Your instructions – Transcribe all of the data exactly. Omit the pictures.

Information supplied –

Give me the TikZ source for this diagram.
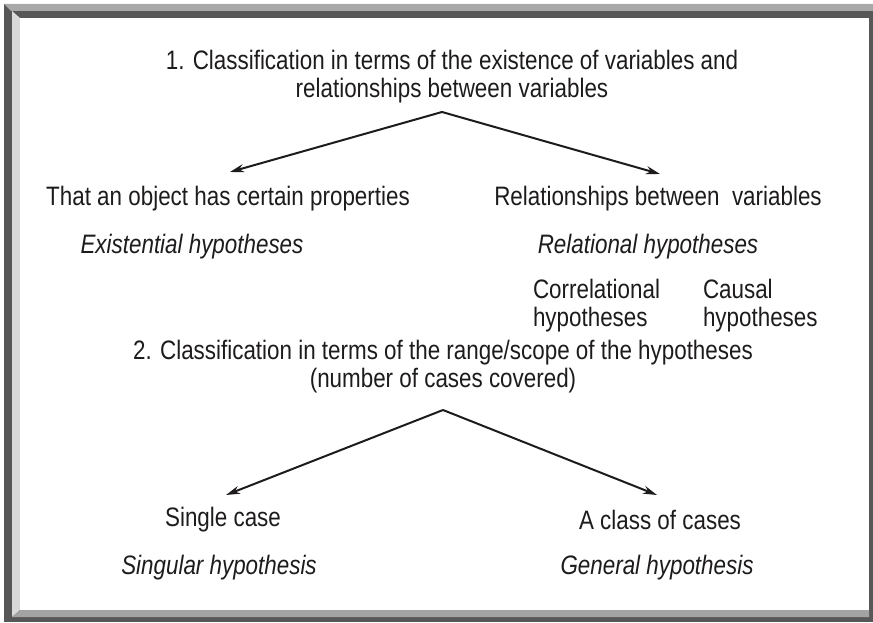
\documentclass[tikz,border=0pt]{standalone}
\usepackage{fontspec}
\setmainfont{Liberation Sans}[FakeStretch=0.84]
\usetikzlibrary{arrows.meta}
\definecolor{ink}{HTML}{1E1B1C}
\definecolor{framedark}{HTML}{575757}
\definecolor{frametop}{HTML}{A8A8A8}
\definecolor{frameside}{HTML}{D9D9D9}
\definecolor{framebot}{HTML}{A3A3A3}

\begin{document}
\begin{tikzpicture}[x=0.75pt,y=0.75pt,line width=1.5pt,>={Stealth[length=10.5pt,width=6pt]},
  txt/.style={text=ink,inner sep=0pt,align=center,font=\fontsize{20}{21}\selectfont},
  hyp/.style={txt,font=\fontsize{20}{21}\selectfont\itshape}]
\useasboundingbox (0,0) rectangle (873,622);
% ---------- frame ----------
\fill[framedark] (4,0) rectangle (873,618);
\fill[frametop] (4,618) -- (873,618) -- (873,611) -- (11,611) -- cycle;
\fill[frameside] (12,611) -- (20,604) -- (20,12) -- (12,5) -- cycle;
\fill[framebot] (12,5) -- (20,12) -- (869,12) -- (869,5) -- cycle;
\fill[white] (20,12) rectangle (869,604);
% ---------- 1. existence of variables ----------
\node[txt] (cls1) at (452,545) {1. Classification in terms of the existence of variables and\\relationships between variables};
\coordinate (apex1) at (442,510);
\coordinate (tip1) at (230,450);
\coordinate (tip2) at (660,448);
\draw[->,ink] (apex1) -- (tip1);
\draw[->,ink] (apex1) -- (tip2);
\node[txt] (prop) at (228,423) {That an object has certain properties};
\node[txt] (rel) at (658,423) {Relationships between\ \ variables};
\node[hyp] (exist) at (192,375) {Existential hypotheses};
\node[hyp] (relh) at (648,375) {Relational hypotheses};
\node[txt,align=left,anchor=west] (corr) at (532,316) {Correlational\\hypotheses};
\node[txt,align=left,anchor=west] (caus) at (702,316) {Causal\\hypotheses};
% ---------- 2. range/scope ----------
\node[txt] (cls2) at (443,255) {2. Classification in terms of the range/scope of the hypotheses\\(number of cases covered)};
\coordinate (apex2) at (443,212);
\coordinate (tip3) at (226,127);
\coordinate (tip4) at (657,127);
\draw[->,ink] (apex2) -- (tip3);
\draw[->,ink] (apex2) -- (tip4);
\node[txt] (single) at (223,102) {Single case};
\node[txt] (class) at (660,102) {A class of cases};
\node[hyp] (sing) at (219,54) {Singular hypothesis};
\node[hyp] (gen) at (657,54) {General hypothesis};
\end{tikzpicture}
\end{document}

Written solution –
Give me the TikZ source for this diagram.
\documentclass[tikz,border=0pt]{standalone}
\usepackage{fontspec}
\setmainfont{Liberation Sans}[FakeStretch=0.84]
\usetikzlibrary{arrows.meta}
\definecolor{ink}{HTML}{1E1B1C}
\definecolor{framedark}{HTML}{575757}
\definecolor{frametop}{HTML}{A8A8A8}
\definecolor{frameside}{HTML}{D9D9D9}
\definecolor{framebot}{HTML}{A3A3A3}

\begin{document}
\begin{tikzpicture}[x=0.75pt,y=0.75pt,line width=1.5pt,>={Stealth[length=10.5pt,width=6pt]},
  txt/.style={text=ink,inner sep=0pt,align=center,font=\fontsize{20}{21}\selectfont},
  hyp/.style={txt,font=\fontsize{20}{21}\selectfont\itshape}]
\useasboundingbox (0,0) rectangle (873,622);
% ---------- frame ----------
\fill[framedark] (4,0) rectangle (873,618);
\fill[frametop] (4,618) -- (873,618) -- (873,611) -- (11,611) -- cycle;
\fill[frameside] (12,611) -- (20,604) -- (20,12) -- (12,5) -- cycle;
\fill[framebot] (12,5) -- (20,12) -- (869,12) -- (869,5) -- cycle;
\fill[white] (20,12) rectangle (869,604);
% ---------- 1. existence of variables ----------
\node[txt] (cls1) at (452,545) {1. Classification in terms of the existence of variables and\\relationships between variables};
\coordinate (apex1) at (442,510);
\coordinate (tip1) at (230,450);
\coordinate (tip2) at (660,448);
\draw[->,ink] (apex1) -- (tip1);
\draw[->,ink] (apex1) -- (tip2);
\node[txt] (prop) at (228,423) {That an object has certain properties};
\node[txt] (rel) at (658,423) {Relationships between\ \ variables};
\node[hyp] (exist) at (192,375) {Existential hypotheses};
\node[hyp] (relh) at (648,375) {Relational hypotheses};
\node[txt,align=left,anchor=west] (corr) at (532,316) {Correlational\\hypotheses};
\node[txt,align=left,anchor=west] (caus) at (702,316) {Causal\\hypotheses};
% ---------- 2. range/scope ----------
\node[txt] (cls2) at (443,255) {2. Classification in terms of the range/scope of the hypotheses\\(number of cases covered)};
\coordinate (apex2) at (443,212);
\coordinate (tip3) at (226,127);
\coordinate (tip4) at (657,127);
\draw[->,ink] (apex2) -- (tip3);
\draw[->,ink] (apex2) -- (tip4);
\node[txt] (single) at (223,102) {Single case};
\node[txt] (class) at (660,102) {A class of cases};
\node[hyp] (sing) at (219,54) {Singular hypothesis};
\node[hyp] (gen) at (657,54) {General hypothesis};
\end{tikzpicture}
\end{document}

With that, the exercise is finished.